- **Task brief**:
Please, without the pictures, retype exactly the lines from the start of the material through the line that holds "(1,1) rectangle (1049,931);".

- **Provided material**:
§ §

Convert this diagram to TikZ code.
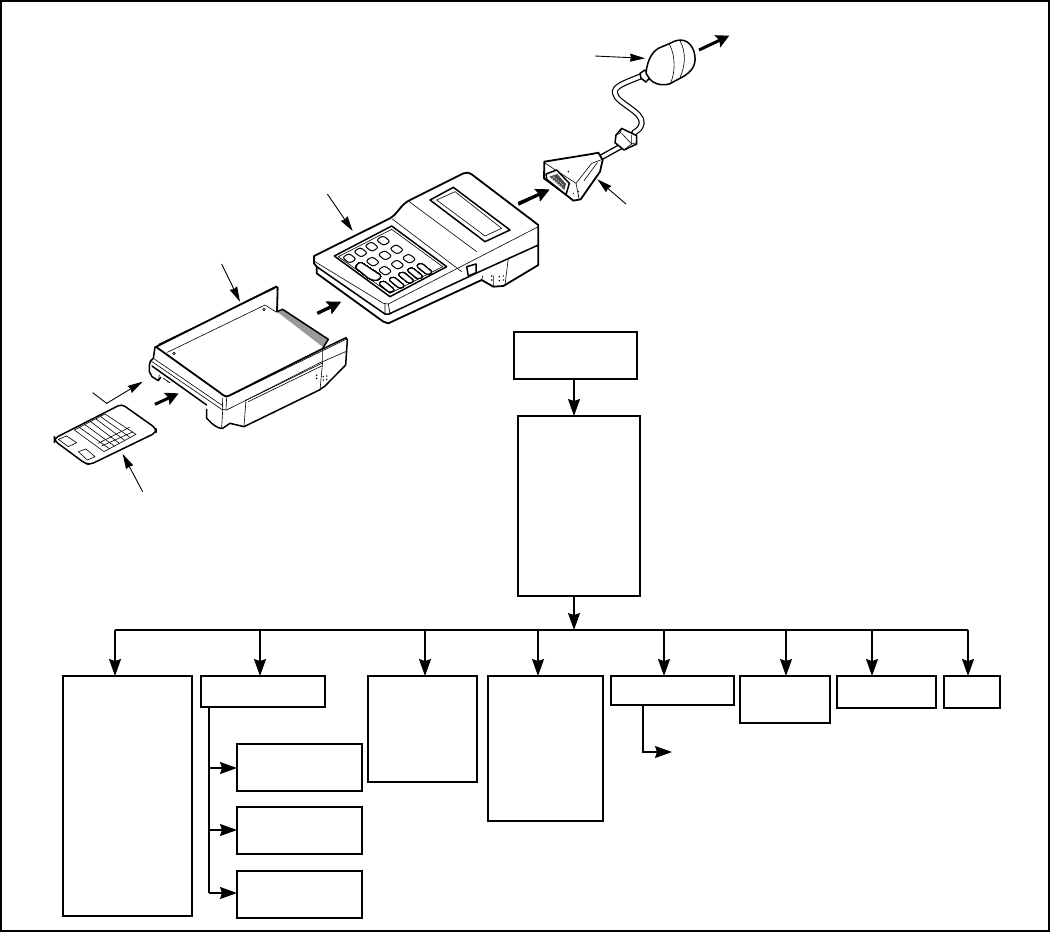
\documentclass[tikz,border=0pt]{standalone}
\usetikzlibrary{arrows.meta,calc}
\tikzset{
  flowbox/.style={draw=black,fill=white,line width=1.9pt,rectangle,inner sep=0pt,outer sep=0pt,anchor=north west},
  flow/.style={draw=black,line width=1.5pt,-{Stealth[length=17pt,width=12pt,inset=2pt]}},
  flowline/.style={draw=black,line width=1.5pt},
  heavyarrow/.style={draw=black,line width=3pt,-{Stealth[length=13pt,width=13pt,inset=2pt]}},
  thinarrow/.style={draw=black,line width=0.9pt,-{Stealth[length=15pt,width=8pt,inset=1pt]}},
  outl/.style={draw=black,line width=1.5pt,line join=round,line cap=round},
  fine/.style={draw=black,line width=0.6pt,line join=round,line cap=round},
  capline/.style={draw=black,line width=1pt,line join=round,rounded corners=2.5pt,fill=white},
  zoomA/.style={shift={(30,250)},x=0.33333pt,y=-0.33333pt},
  zoomB/.style={shift={(290,150)},x=0.33333pt,y=-0.33333pt},
  zoomC/.style={shift={(510,20)},x=0.33333pt,y=-0.33333pt},
}
\newcommand{\fbx}[5]{\node[flowbox,minimum width=#4pt-#2pt,minimum height=#5pt-#3pt] (#1) at (#2,#3) {};}
\newcommand{\keycap}[2]{\draw[capline] ($(#1,#2)+(-1,-15)$) -- ($(#1,#2)+(21,2)$) -- ($(#1,#2)+(1,15)$) -- ($(#1,#2)+(-21,-2)$) -- cycle;}
\newcommand{\keycapb}[2]{\draw[capline] ($(#1,#2)+(-9,-18)$) -- ($(#1,#2)+(25,10)$) -- ($(#1,#2)+(9,18)$) -- ($(#1,#2)+(-25,-10)$) -- cycle;}
\begin{document}
\begin{tikzpicture}[x=1pt,y=-1pt]
\useasboundingbox (0,0) rectangle (1051,932);
\fill[white] (0,0) rectangle (1051,932);
\draw[black,line width=2pt] (1,1) rectangle (1049,931);

% ---------- flow chart
\fbx{top}{514}{332}{637}{379}
\fbx{main}{518}{416}{640}{596}
\fbx{a}{63}{676}{192}{916}
\fbx{b}{201}{676}{325}{707}
\fbx{ca}{237}{744}{362}{791}
\fbx{cb}{237}{807}{362}{854}
\fbx{cc}{237}{871}{362}{918}
\fbx{d}{368}{676}{477}{782}
\fbx{e}{488}{676}{603}{821}
\fbx{f}{611}{676}{734}{705}
\fbx{g}{740}{676}{830}{723}
\fbx{h}{837}{676}{936}{708}
\fbx{i}{944}{676}{1000}{708}

\draw[flow] (574,379) -- (574,416);
\coordinate (busm) at (574,630);
\coordinate (busl) at (115,630);
\coordinate (busr) at (968,630);
\draw[flow] (574,596) -- (busm);
\draw[flowline] (busl) -- (busr);
\foreach \nm/\xx in {a/115,b/260,d/425,e/538,f/664,g/786,h/872,i/968}
  \draw[flow] (\xx,630) -- (\xx,676);
\coordinate (brc) at (209,893);
\draw[flowline] (209,707) -- (brc);
\draw[flow] (209,768) -- (ca.west |- 0,768);
\draw[flow] (209,830) -- (cb.west |- 0,830);
\draw[flow] (brc) -- (cc.west |- brc);
\coordinate (fend) at (672,752);
\draw[flow] (643,705) -- (643,752) -- (fend);

% ---------- cradle
\begin{scope}[zoomA]
 \fill[white] (378,288)--(738,110)--(950,265)--(947,345)--(640,530)--(572,535)--(358,365)--cycle;
 \draw[outl] (530,478)--(530,505)--(545,520) .. controls (560,532) and (570,536) .. (578,535) -- (600,520)--(642,530)--(868,420)--(885,408)--(947,345)--(952,270)--(948,263)--(880,296);
 \draw[outl] (362,332)--(358,345)--(358,365)--(366,380)--(385,392)--(392,382);
 \draw[fine] (385,392)--(388,375) (400,385)--(420,398)--(412,395);
 \draw[outl,line width=1.8pt] (375,292)--(738,110)--(743,113)--(741,185);
 \draw[outl,line width=1.8pt] (380,292)--(570,428) .. controls (580,437) and (588,442) .. (597,437) -- (880,295);
 \draw[outl] (375,292)--(370,325)--(362,332);
 \draw[fine] (385,283)--(735,115);
 \draw[fine] (412,307)--(705,165)--(738,186);
 \draw[fine] (432,310) circle (4) (702,178) circle (4);
 \fill[black!40] (741,185)--(758,178)--(895,268)--(880,292)--cycle;
 \draw[outl] (741,185)--(758,178)--(895,268)--(880,292);
 \draw[fine] (362,332)--(575,478)--(590,480)--(876,335);
 \draw[fine] (370,325)--(575,465);
 \draw[outl] (366,348)--(530,465);
 \draw[fine] (577,445)--(578,482)--(575,533) (590,442)--(588,480);
 \draw[fine] (648,450)--(642,528) (650,450)--(875,340) (655,455)--(875,348);
 \draw[fine] (878,292)--(878,335)--(870,420);
 \draw[fine] (878,335)--(947,305);
 \draw[fine] (600,437)--(948,268);
 \foreach \px/\py in {860/376, 860/385, 880/380, 880/390, 890/378, 890/388}
   \fill (\px,\py) circle (2.5);
 % card
 \draw[outl,fill=white,rounded corners=4pt] (73,565)--(275,462)--(378,535)--(378,548)--(180,644)--(165,640)--(73,572)--cycle;
 \draw[fine] (85,568)--(110,558)--(140,578)--(115,590)--cycle;
 \draw[fine] (145,605)--(168,597)--(195,620)--(172,630)--cycle;
 \draw[fine] (133,540)--(225,492)--(318,553)--(222,605)--cycle;
 \foreach \ax/\ay/\bx/\by in {148/532/238/596, 165/524/253/588, 182/515/268/580, 198/507/284/571, 212/500/300/562}
   \draw[fine] (\ax,\ay)--(\bx,\by);
 \draw[fine] (205,580)--(300,531) (215,588)--(308,546);
 \draw[thinarrow] (575,42)--(630,155);
 \draw[thinarrow] (188,428)--(230,460)--(338,395);
 \draw[thinarrow] (338,725)--(278,612);
 \draw[heavyarrow] (375,463)--(446,430);
 \draw[heavyarrow] (862,190)--(933,155);
\end{scope}

% ---------- handset
\begin{scope}[zoomB]
 \draw[outl,line width=1.8pt,fill=white] (72,318)--(300,205) .. controls (325,190) and (330,165) .. (360,150) -- (520,70) .. controls (530,66) and (535,68) .. (545,73) -- (745,225)--(745,345)--(640,408)--(610,410)--(575,390)--(295,520)--(280,515)--(80,370)--(80,350)--(72,340)--cycle;
 \draw[fine] (75,335)--(280,460)--(295,462)--(745,230);
 \draw[outl] (80,350)--(285,492)--(297,492)--(575,362)--(745,285);
 \draw[fine] (285,462)--(285,492) (295,462)--(300,492);
 \draw[fine] (307,207)--(515,365) (355,153)--(560,305);
 \draw[fine] (575,390)--(578,378);
 \draw[fine] (655,325)--(645,405) (610,378)--(610,410);
 \draw[outl] (420,150)--(490,112)--(660,240)--(585,275)--cycle;
 \draw[fine] (440,150)--(495,125)--(635,235)--(585,258)--cycle;
 \draw[outl] (133,318)--(305,228)--(470,350)--(300,440)--cycle;
 \draw[fine] (145,320)--(305,238)--(458,350)--(300,430)--cycle;
 \foreach \kx/\ky in {178/325, 212/307, 245/290, 280/272,
                      248/335, 285/316, 320/298,
                      285/362, 322/344, 357/326}
   \keycap{\kx}{\ky}
 \foreach \kx/\ky in {290/410, 320/398, 348/383, 375/370, 403/357}
   \keycapb{\kx}{\ky}
 \draw[capline] (210,335)--(275,378)--(262,392)--(240,388)--(195,352)--cycle;
 \draw[outl,fill=white] (530,350)--(558,342)--(558,368)--(535,378)--cycle;
 \draw[thinarrow] (112,132)--(188,243);
 \draw[heavyarrow] (82,490)--(152,457);
 \draw[heavyarrow] (685,163)--(778,118);
 \foreach \px/\py in {605/378, 605/390, 628/380, 628/392, 640/378, 640/390}
   \fill (\px,\py) circle (2.5);
\end{scope}

% ---------- cable and plug
\begin{scope}[zoomC]
 \draw[black,line width=6pt,line cap=round] (395,168) .. controls (340,190) and (310,200) .. (315,220) .. controls (320,250) and (400,275) .. (395,310) .. controls (392,325) and (385,330) .. (372,338);
 \draw[white,line width=3.6pt,line cap=round] (395,168) .. controls (340,190) and (310,200) .. (315,220) .. controls (320,250) and (400,275) .. (395,310) .. controls (392,325) and (385,330) .. (372,338);
 \draw[outl,fill=white] (390,160)--(405,150)--(422,170)--(408,186)--(393,175)--cycle;
 \draw[outl,fill=white] (408,160) .. controls (412,120) and (425,98) .. (445,85) -- (480,70) .. controls (510,52) and (540,58) .. (552,95) .. controls (562,130) and (550,155) .. (510,175) -- (478,192) .. controls (450,198) and (430,190) .. (420,178) -- cycle;
 \draw[fine] (478,72) .. controls (498,110) and (495,160) .. (482,188);
 \draw[fine] (510,62) .. controls (530,100) and (525,140) .. (510,172);
 \draw[black,line width=6pt] (335,378)--(268,415);
 \draw[white,line width=3.2pt] (335,378)--(268,415);
 \draw[outl,fill=white] (318,345)--(335,325)--(380,347)--(380,372)--(342,390)--(315,368)--cycle;
 \draw[fine] (335,340)--(365,372)--(380,368) (335,325)--(330,340)--(318,345) (365,345)--(365,372)--(342,390);
 \draw[outl,line width=1.8pt,fill=white] (103,425)--(245,402)--(265,398)--(278,420)--(270,455)--(212,538)--(190,542)--(165,522)--(102,475)--cycle;
 \draw[fine] (103,428)--(198,490)--(208,540);
 \draw[fine] (198,490)--(245,430)--(272,420);
 \draw[fine] (222,482)--(262,428);
 \draw[outl,fill=white] (108,462)--(140,450)--(178,490)--(168,524)--(110,478)--cycle;
 \fill[black!70] (118,470)--(142,462)--(168,492)--(163,510)--cycle;
 \draw[white,line width=0.5pt,dash pattern=on 1.5pt off 1.5pt] (130,470)--(160,495) (125,474)--(156,500);
 \fill (175,455) circle (2.5);
 \foreach \px/\py in {190/520, 205/515, 205/528} \fill (\px,\py) circle (2.2);
 \draw[thinarrow] (255,108)--(405,115);
 \draw[thinarrow] (348,552)--(262,478);
 \draw[heavyarrow] (567,90)--(658,47);
 \draw[heavyarrow] (25,550)--(118,510);
\end{scope}
\end{tikzpicture}
\end{document}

§ §

- **Solution for this problem**:
Convert this diagram to TikZ code.
\documentclass[tikz,border=0pt]{standalone}
\usetikzlibrary{arrows.meta,calc}
\tikzset{
  flowbox/.style={draw=black,fill=white,line width=1.9pt,rectangle,inner sep=0pt,outer sep=0pt,anchor=north west},
  flow/.style={draw=black,line width=1.5pt,-{Stealth[length=17pt,width=12pt,inset=2pt]}},
  flowline/.style={draw=black,line width=1.5pt},
  heavyarrow/.style={draw=black,line width=3pt,-{Stealth[length=13pt,width=13pt,inset=2pt]}},
  thinarrow/.style={draw=black,line width=0.9pt,-{Stealth[length=15pt,width=8pt,inset=1pt]}},
  outl/.style={draw=black,line width=1.5pt,line join=round,line cap=round},
  fine/.style={draw=black,line width=0.6pt,line join=round,line cap=round},
  capline/.style={draw=black,line width=1pt,line join=round,rounded corners=2.5pt,fill=white},
  zoomA/.style={shift={(30,250)},x=0.33333pt,y=-0.33333pt},
  zoomB/.style={shift={(290,150)},x=0.33333pt,y=-0.33333pt},
  zoomC/.style={shift={(510,20)},x=0.33333pt,y=-0.33333pt},
}
\newcommand{\fbx}[5]{\node[flowbox,minimum width=#4pt-#2pt,minimum height=#5pt-#3pt] (#1) at (#2,#3) {};}
\newcommand{\keycap}[2]{\draw[capline] ($(#1,#2)+(-1,-15)$) -- ($(#1,#2)+(21,2)$) -- ($(#1,#2)+(1,15)$) -- ($(#1,#2)+(-21,-2)$) -- cycle;}
\newcommand{\keycapb}[2]{\draw[capline] ($(#1,#2)+(-9,-18)$) -- ($(#1,#2)+(25,10)$) -- ($(#1,#2)+(9,18)$) -- ($(#1,#2)+(-25,-10)$) -- cycle;}
\begin{document}
\begin{tikzpicture}[x=1pt,y=-1pt]
\useasboundingbox (0,0) rectangle (1051,932);
\fill[white] (0,0) rectangle (1051,932);
\draw[black,line width=2pt] (1,1) rectangle (1049,931);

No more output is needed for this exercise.